WORK REQUIRED
Extract every line that contains the string "this".

Dataset excerpt:
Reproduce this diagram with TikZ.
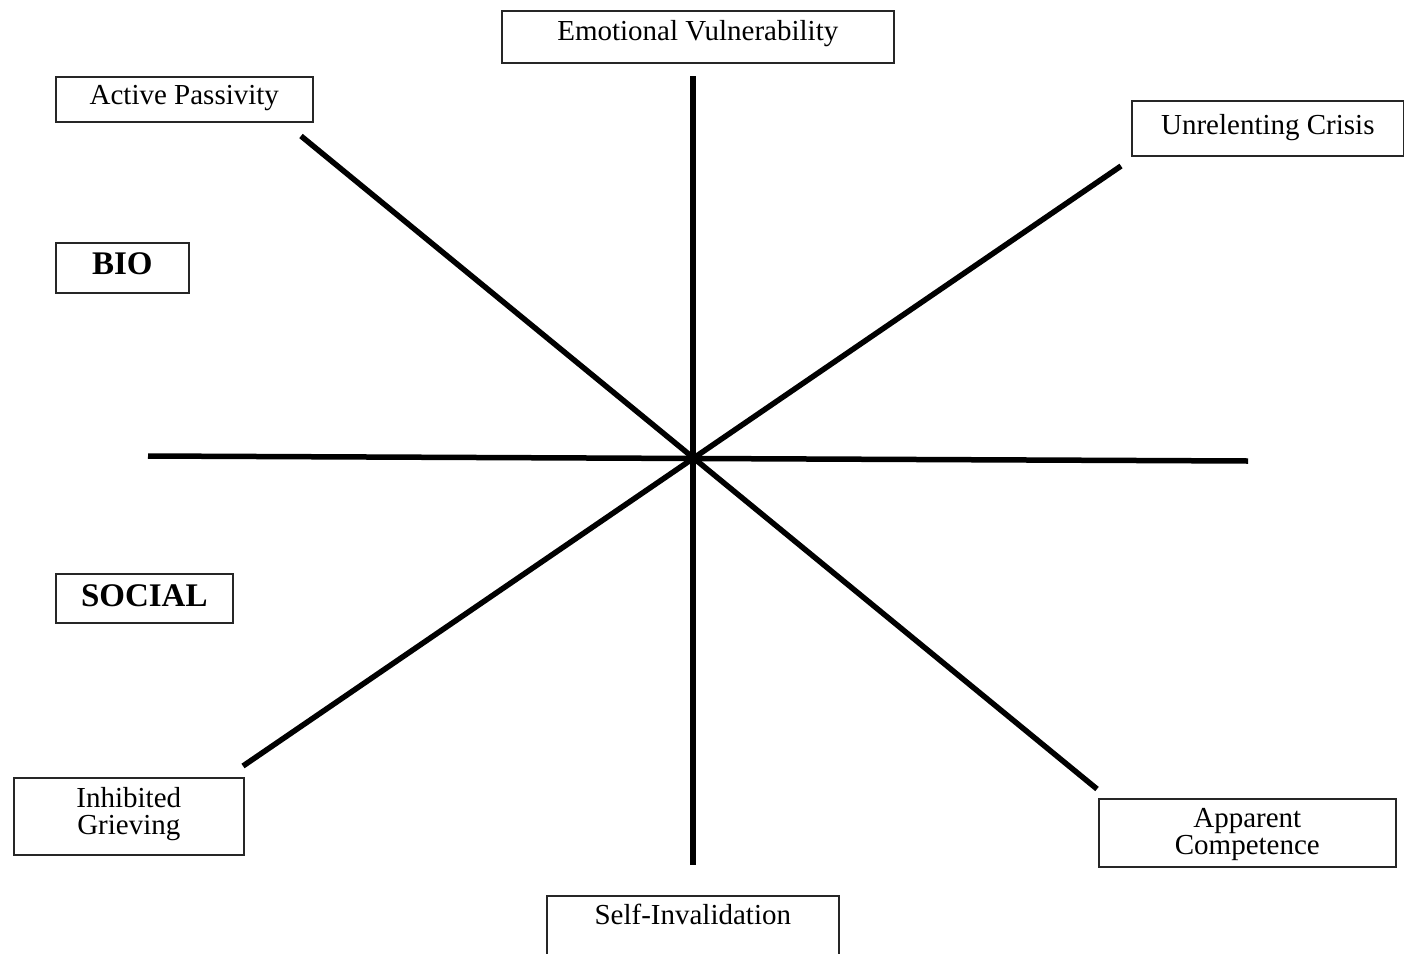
\documentclass[tikz,border=0pt]{standalone}
\usepackage{fontspec}
\setmainfont{Liberation Serif}
\begin{document}
\begin{tikzpicture}[x=1pt,y=-1pt,
  tag/.style={draw=black!85, line width=1.6pt, inner sep=0pt, align=center,
    font=\fontsize{29}{27}\selectfont},
  heading/.style={tag, font=\fontsize{33}{35}\selectfont\bfseries},
  spoke/.style={line width=5.5pt, black}]
\useasboundingbox (0,0) rectangle (1404,953);
\clip (0,0) rectangle (1404,953);

% category boxes (text height/depth measured from the last baseline)
\node[tag, anchor=north west, minimum width=392pt, text height=30pt, text depth=22pt]
  (ev) at (501,10) {Emotional Vulnerability};
\node[tag, anchor=north west, minimum width=257pt, text height=28pt, text depth=17pt]
  (ap) at (55,76) {Active Passivity};
\node[tag, anchor=north west, minimum width=272pt, text height=34pt, text depth=21pt]
  (uc) at (1131,100) {Unrelenting Crisis};
\node[heading, anchor=north west, minimum width=133pt, text height=32pt, text depth=18pt]
  (bio) at (55,242) {BIO};
\node[heading, anchor=north west, minimum width=177pt, text height=33pt, text depth=16pt]
  (soc) at (55,573) {SOCIAL};
\node[tag, anchor=north west, minimum width=230pt, text height=57pt, text depth=20pt]
  (ig) at (13,777) {Inhibited\\Grieving};
\node[tag, anchor=north west, minimum width=297pt, text height=56pt, text depth=12pt]
  (ac) at (1098,798) {Apparent\\Competence};
\node[tag, anchor=north west, minimum width=292pt, text height=29pt, text depth=60pt]
  (si) at (546,895) {Self-Invalidation};

% spoke end points
\coordinate (n) at (693,76);
\coordinate (s) at (693,865);
\coordinate (w) at (148,456);
\coordinate (e) at (1248,461);
\coordinate (nw) at (301,136);
\coordinate (se) at (1097,789);
\coordinate (ne) at (1121,166);
\coordinate (sw) at (243,766);

% spokes
\draw[spoke] (n) -- (s);
\draw[spoke] (w) -- (e);
\draw[spoke] (nw) -- (se);
\draw[spoke] (ne) -- (sw);
\end{tikzpicture}
\end{document}
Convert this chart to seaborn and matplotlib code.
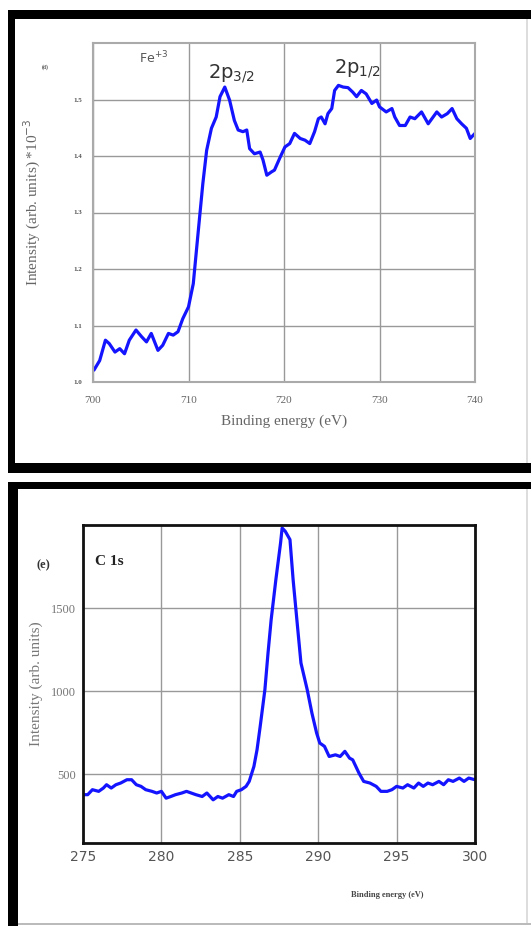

RESPONSE
Reproduce this diagram with TikZ.
Convert this chart to seaborn and matplotlib code.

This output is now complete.